The model also may not completely understand the spatial details for a prompt, so it can mix up left and right and struggle with precise descriptions of events that occur over time, such as following a specific camera trajectory.
A Focus on Safety
OpenAI also is putting an emphasis on safety, an ongoing concern with generative AI. Lawmakers and government agencies in the United States, the European Union, and elsewhere have been trying to keep up with the rapid innovation and adoption of the technology to ensure that the data and privacy of organizations, consumers and governments are secure and that they are protected against deepfakes, voice cloning, and other tools that can generate disinformation and similar threats.
The Biden Administration in October 2023 issued an executive order addressing necessary security and privacy standards around AI that agencies throughout the government have since worked to address. Most recently, the Federal Trade Commission this week proposed rules for banning AI-generated impersonation of individuals, governments and businesses.

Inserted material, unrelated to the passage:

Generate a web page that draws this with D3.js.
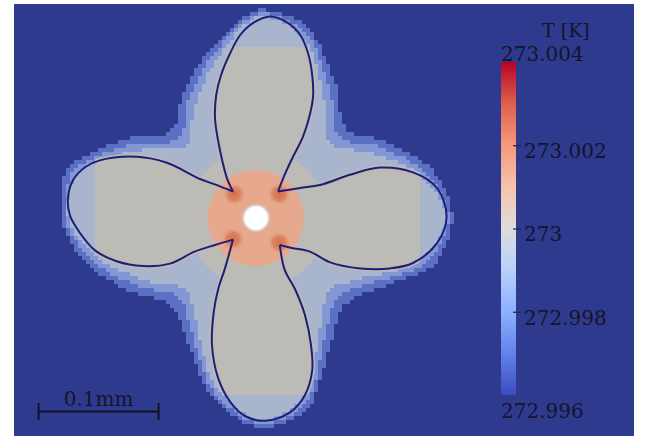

Meanwhile, the European Parliament this week approved a preliminary agreement for the EU’s AI Act, which would include a risk-based framework for AI applications.
Looking Toward AGI
OpenAI executives wrote that even as Sora begins making waves now, it also has a role in the future development of artificial general intelligence (AGI), the theoretical stage where AI can learn, comprehend and perform as well as humans can, essentially making AI the equal of humans.
“Sora serves as a foundation for models that can understand and simulate the real world, a capability we believe will be an important milestone for achieving AGI,” they wrote.
Altman and others believe that, with the breakneck pace of innovation of generative, AGI is only years away, while some like Yann LeCun, vice president and chief AI scientist at Meta, disagree. In an interview with Time, LeCun said what LLMs can do when trained at scale is “astonishing,” but it’s limited. Such systems don’t understand the real world and require “enormous amounts of data to reach a level of intelligence that is not that great in the end.”
“And they can’t really reason,” LeCun said. “They can’t plan anything other than things they’ve been trained on. So they’re not a road towards what people call ‘AGI.’ I hate the term. They’re useful, there’s no question. But they are not a path towards human-level intelligence.”